Технологии и доверие
В России технооптимисты не доверяют государственным институтам. Технопессимисты — доверяют. Можно интерпретировать эти данные следующим образом: технопессимисты старше, менее образованы, надеются на доброго чиновника, на хорошего начальника. Технооптимисты лучше разбираются в том, как мир устроен и поэтому они на доброго начальника не рассчитывают, а, скорее, верят в доброго робота.
[С другой стороны] по событиям последнего времени мы видим, что злой робот и злой начальник замечательно друг с другом сотрудничают. Старая добрая бюрократическая машина имплементирует новые технические возможности для слежки и контроля. Так что, не так легко понять, кто тут более наивен: «замшелый технофоб» или «продвинутый технооптимист».
Я полагаю, технооптимизм переживает в мире некоторую свою золотую осень. Он еще достаточно влиятелен: за ним стоят большие деньги и крупные компании, которые действительно меняют жизнь людей к лучшему, в буквальном смысле делая ее более комфортной, более разнообразной, удовлетворяя их потребительские аппетиты. Однако осознание оборотной стороны всего этого счастья и комфорта нарастает: за технопессимистами стоит растущее число избирателей.
Интересно, каким образом эти большие течения в общественном мнении будут друг с другом сообщаться. Станут ли технопессимисты диссидентами и в политическом смысле этого термина? Перейдут ли они от доверия государству, которое лучше, чем робот, к недоверию государству, которое употребляет роботов, чтобы отслеживать, преследовать и штрафовать граждан? Поймут ли технооптимисты, что они, грубо говоря, служили дьяволу? Поменяется ли их сознание, сочтут ли они себя стражами существующего порядка (в чем была бы логика, потому что они, в конце концов, бенефициары status quo), или все же нет?
Все сценарии будущего сбудутся
Когда мы говорим о вероятностных сценариях будущего, следует иметь в виду: в социальном пространстве сбываются они все. Это особенность, которую не очень часто понимают. Нам говорили: цифровизация приведет к тому, что государство станет более прозрачным, а граждане будут контролировать госаппарат. Сбывается это? Да, до определенной степени. Нам говорили, что возникнет некий монстр — технологическая корпорация — более могущественный, чем государство, и он будет устанавливать свои правила, не по закону, а по внутренним регламентам, которые неизвестно кем принимаются. Случилось это?
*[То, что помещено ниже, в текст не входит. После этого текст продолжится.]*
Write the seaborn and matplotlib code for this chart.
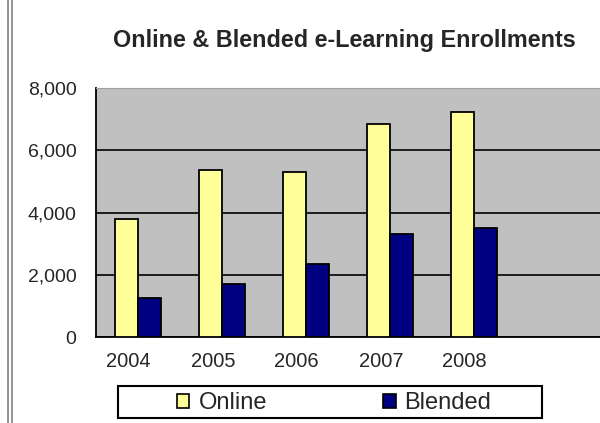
import matplotlib
matplotlib.use("Agg")
import matplotlib.pyplot as plt
from matplotlib.lines import Line2D
from matplotlib.patches import Rectangle
import numpy as np
import pandas as pd
import seaborn as sns

years = ["2004", "2005", "2006", "2007", "2008"]
online = [3800, 5370, 5300, 6850, 7220]
blended = [1250, 1700, 2350, 3300, 3500]
series = ["Online", "Blended"]
colors = ["#FFFF99", "#000080"]

df = pd.DataFrame({
    "year": years * 2,
    "value": online + blended,
    "series": ["Online"] * len(years) + ["Blended"] * len(years),
})

sns.set_style("white")
plt.rcParams["font.family"] = ["Liberation Sans", "DejaVu Sans"]

fig = plt.figure(figsize=(6, 4.23), dpi=100)
ax = fig.add_axes([96 / 600, 1 - 337 / 423, 504 / 600, 249 / 423])
ax.set_facecolor("#C0C0C0")

sns.barplot(data=df, x="year", y="value", hue="series", order=years,
            hue_order=series, palette=colors, width=0.55, saturation=1,
            edgecolor="black", linewidth=1.3, ax=ax, legend=False, zorder=3)

ax.set_xlim(-0.5, 5.5)
ax.set_ylim(0, 8000)
ax.set_yticks([0, 2000, 4000, 6000, 8000])
ax.set_yticklabels([f"{v:,}" for v in [0, 2000, 4000, 6000, 8000]])
ax.yaxis.grid(True, color="black", linewidth=1.2, zorder=1)
ax.set_axisbelow(True)

# tick marks at category boundaries, labels a little left of the centres
ax.set_xticks(np.arange(-0.5, 6, 1))
ax.set_xticklabels([""] * 7)
ax.set_xticks(np.arange(len(years)) - 0.11, minor=True)
ax.set_xticklabels(years, minor=True)
ax.tick_params(axis="x", which="major", direction="out", length=6, width=1.3, color="black")
ax.tick_params(axis="x", which="minor", length=0, pad=11, labelsize=14.5)
ax.tick_params(axis="y", direction="out", length=6, width=1.3, color="black", labelsize=14, pad=8)
ax.set_xlabel("")
ax.set_ylabel("")

for side in ["left", "bottom"]:
    ax.spines[side].set_color("black")
    ax.spines[side].set_linewidth(1.3)
ax.spines["top"].set_color("#A0A0A0")
ax.spines["right"].set_visible(False)

fig.text(344 / 600, 1 - 41 / 423, "Online & Blended e-Learning Enrollments",
         ha="center", va="center", fontsize=16.8, fontweight="bold")

handles = [Rectangle((0, 0), 1, 1, facecolor=c, edgecolor="black", linewidth=1.2)
           for c in colors]
leg = fig.legend(handles, series, loc="center", ncol=2, frameon=False,
                 bbox_to_anchor=(334 / 600, 1 - 403 / 423), fontsize=17,
                 handlelength=0.55, handleheight=0.55, handletextpad=0.38,
                 columnspacing=4.9, borderaxespad=0)
fig.add_artist(Rectangle((118 / 600, 1 - 418 / 423), 424 / 600, 32 / 423,
                         transform=fig.transFigure, fill=False,
                         edgecolor="black", linewidth=1.5))

# page border lines at the left
for x in (8, 12):
    fig.add_artist(Line2D([x / 600, x / 600], [0, 1], color="#808080", linewidth=1.2))

fig.savefig("out.png", dpi=100)
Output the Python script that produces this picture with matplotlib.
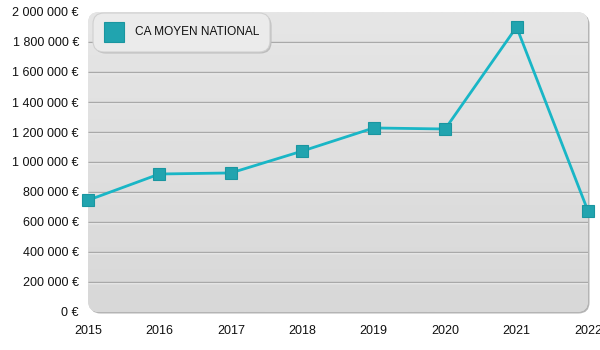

В некоторой степени случилось.
Нас предупреждали, что государства будут стараться использовать информационные технологии для того, чтобы следить за людьми. Происходит это? В определенной мере — да. При этом нам обещали, что технологии сделают нашу жизнь удобнее, лучше, разнообразнее и веселее. Это тоже произошло.
В конце этого обзора, который может показаться несколько мрачным, я все же хочу напомнить, что, несмотря ни на какие всплески плохих новостей, каждому из нас полезно повторять себе утром, что мы живем в эпоху мира и благополучия. Человечество никогда в свою предыдущую историю так много не ело, и так мало не убивало. Любые локальные всплески насилия, возвращение местных дикостей, ужесточение каких-то стагнирующих режимов — не могут сравниться с тем, как человечество жило до этого.
Мы обвиняем соцсети в том, что они сводят детей с ума, а нас делают одинокими и тревожными. Но это еще и великий инструмент коммуникации, который соединяет семьи, помогает искать близких по духу людей, позволяют практически никому не чувствовать себя изгоем. В наименовании социальных сетей главное слово - «социальные». Однако часть нашей социальной природы состоит и в том, что мы хотим друг друга контролировать, судить, осуждать и наказывать, регулировать поведение ближнего, испытывая наивную надежду, что нас-то никто регулировать не будет, потому что мы и так правильные. Осознание этой многогранности человеческой натуры, как мне кажется, необходимо в той цифровой эпохе, в которой мы все поневоле оказались. Да, мы не очень к этому привыкнем, но мы никуда от этого не убежим.